Like other Civil War records, pension records can be found online on Fold3 and Ancestry.com, and also at the National Archives in Washington, D.C. Sometimes, different versions of them can be found at state archives, as well. These records come in two primary forms… pension records from actual Civil War veterans, and pension records from the widows of veterans. Less often, you may find the pension record of a soldier who did not marry or outlive his parents, and his parents filed a pension request on his behalf, to help support them in their elderly ages.
After the war, most people who had fought in it, or their loved ones who they left behind, wanted to get that pension money. For widows, elderly parents, and orphaned children, it was important to receive the pension money as soon after the war as possible, so they did not risk becoming impoverished without the income the soldier would have provided when he came home from the war. With the veterans themselves, they usually waited until they were elderly to apply for a pension, as they could work to earn a living until then. The exception was if they had been disabled in any way while serving in the war, in a way that impacted their ability to earn a living. Then, they may have applied for a pension sooner.
Union soldiers and their widows, parents, and orphans were eligible for pensions from the government right away after the war. Confederate soldiers often qualified for pensions from their states right away (so, be sure to check the state archives buildings for these records), but did not become eligible for pensions from the federal government until the late 1800s to early 1900s, depending on their state.

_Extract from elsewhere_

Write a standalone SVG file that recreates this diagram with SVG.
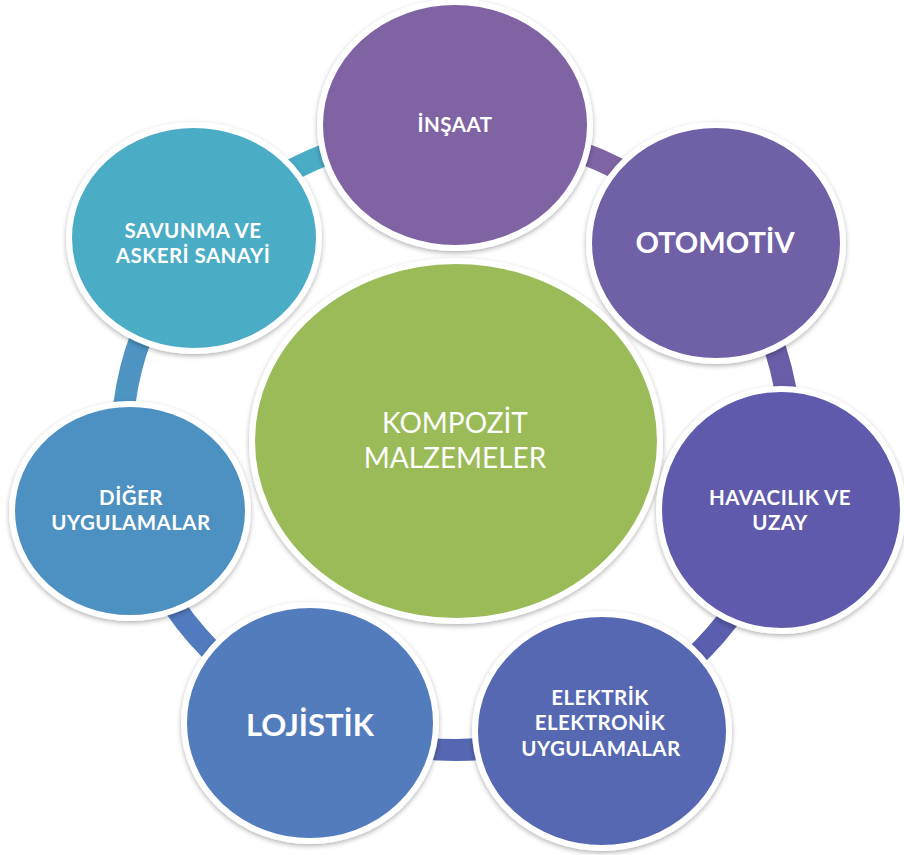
<svg xmlns="http://www.w3.org/2000/svg" width="904" height="855" viewBox="0 0 904 855">
  <defs>
    <filter id="shadow" x="-10%" y="-10%" width="120%" height="125%">
      <feDropShadow dx="0" dy="2" stdDeviation="2.5" flood-color="#000" flood-opacity="0.3"/>
    </filter>
    <style>
      .ring { fill: none; stroke-width: 22; stroke-linecap: butt; }
      .bubble { stroke: #ffffff; stroke-width: 6; filter: url(#shadow); }
      .label { fill: #ffffff; font-family: Lato, "Liberation Sans", sans-serif; font-weight: bold; text-anchor: middle; }
      .small { font-size: 20.5px; letter-spacing: 0.45px; }
      .big { font-size: 29px; }
      .hub { fill: #ffffff; font-family: Lato, "Liberation Sans", sans-serif; font-size: 28px; text-anchor: middle; }
    </style>
  </defs>
  <rect width="904" height="855" fill="#ffffff"/>

  <!-- ring of arcs joining neighbouring bubbles -->
  <g id="connectors">
    <path class="ring" stroke="#4BACC6" d="M198,243 A334,310 0 0 1 456,130"/>
    <path class="ring" stroke="#7E64A3" d="M456,130 A334,310 0 0 1 714,243"/>
    <path class="ring" stroke="#6A5DA8" d="M714,243 A334,310 0 0 1 781,510"/>
    <path class="ring" stroke="#5B5DAE" d="M781,510 A334,310 0 0 1 597,721"/>
    <path class="ring" stroke="#5766B2" d="M597,721 A334,310 0 0 1 315,721"/>
    <path class="ring" stroke="#517BBE" d="M315,721 A334,310 0 0 1 131,510"/>
    <path class="ring" stroke="#4E94C3" d="M131,510 A334,310 0 0 1 198,243"/>
  </g>

  <g id="center">
    <ellipse class="bubble" cx="456" cy="441" rx="204" ry="180" fill="#9BBB59"/>
    <text class="hub" x="455" y="433">KOMPOZİT</text>
    <text class="hub" x="455" y="468">MALZEMELER</text>
  </g>

  <g id="insaat">
    <ellipse class="bubble" cx="455" cy="125" rx="135" ry="123" fill="#8064A2"/>
    <text class="label small" x="455" y="132">İNŞAAT</text>
  </g>

  <g id="otomotiv">
    <ellipse class="bubble" cx="716" cy="243" rx="127" ry="118" fill="#7060A6"/>
    <text class="label big" x="715" y="253">OTOMOTİV</text>
  </g>

  <g id="havacilik">
    <ellipse class="bubble" cx="781" cy="510" rx="122" ry="121" fill="#5F5AAC"/>
    <text class="label small" x="780" y="505">HAVACILIK VE</text>
    <text class="label small" x="780" y="530">UZAY</text>
  </g>

  <g id="elektrik">
    <ellipse class="bubble" cx="602" cy="731" rx="127" ry="117" fill="#5767B1"/>
    <text class="label small" x="600" y="705">ELEKTRİK</text>
    <text class="label small" x="600" y="730">ELEKTRONİK</text>
    <text class="label small" x="601" y="756">UYGULAMALAR</text>
  </g>

  <g id="lojistik">
    <ellipse class="bubble" cx="310" cy="723" rx="126" ry="118" fill="#527BBD"/>
    <text class="label" x="310" y="736" font-size="31">LOJİSTİK</text>
  </g>

  <g id="diger">
    <ellipse class="bubble" cx="130" cy="511" rx="118" ry="107" fill="#4E91C2"/>
    <text class="label small" x="131" y="505">DİĞER</text>
    <text class="label small" x="131" y="530">UYGULAMALAR</text>
  </g>

  <g id="savunma">
    <ellipse class="bubble" cx="194" cy="238" rx="125" ry="113" fill="#4BACC6"/>
    <text class="label small" x="193" y="238">SAVUNMA VE</text>
    <text class="label small" x="193" y="263">ASKERİ SANAYİ</text>
  </g>
</svg>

People who applied for pensions, be they veterans or dependents, had to prove certain things, such as dates of birth, dates of marriage, their actual service (including the fact that they didn’t desert), and the date they crossed over. If they were disabled by the war or old age, they had to prove that, too. This meant that applicants submitted corroborating documents, and these are included in the pension files. If such documents did not exist, they brought in witnesses to testify to these dates and facts on their behalf, and also made testaments relying on their own memories. These accounts are also included in pension records, and can be quite personal and detailed in nature. These personal accounts are always wonderful additions to family history research.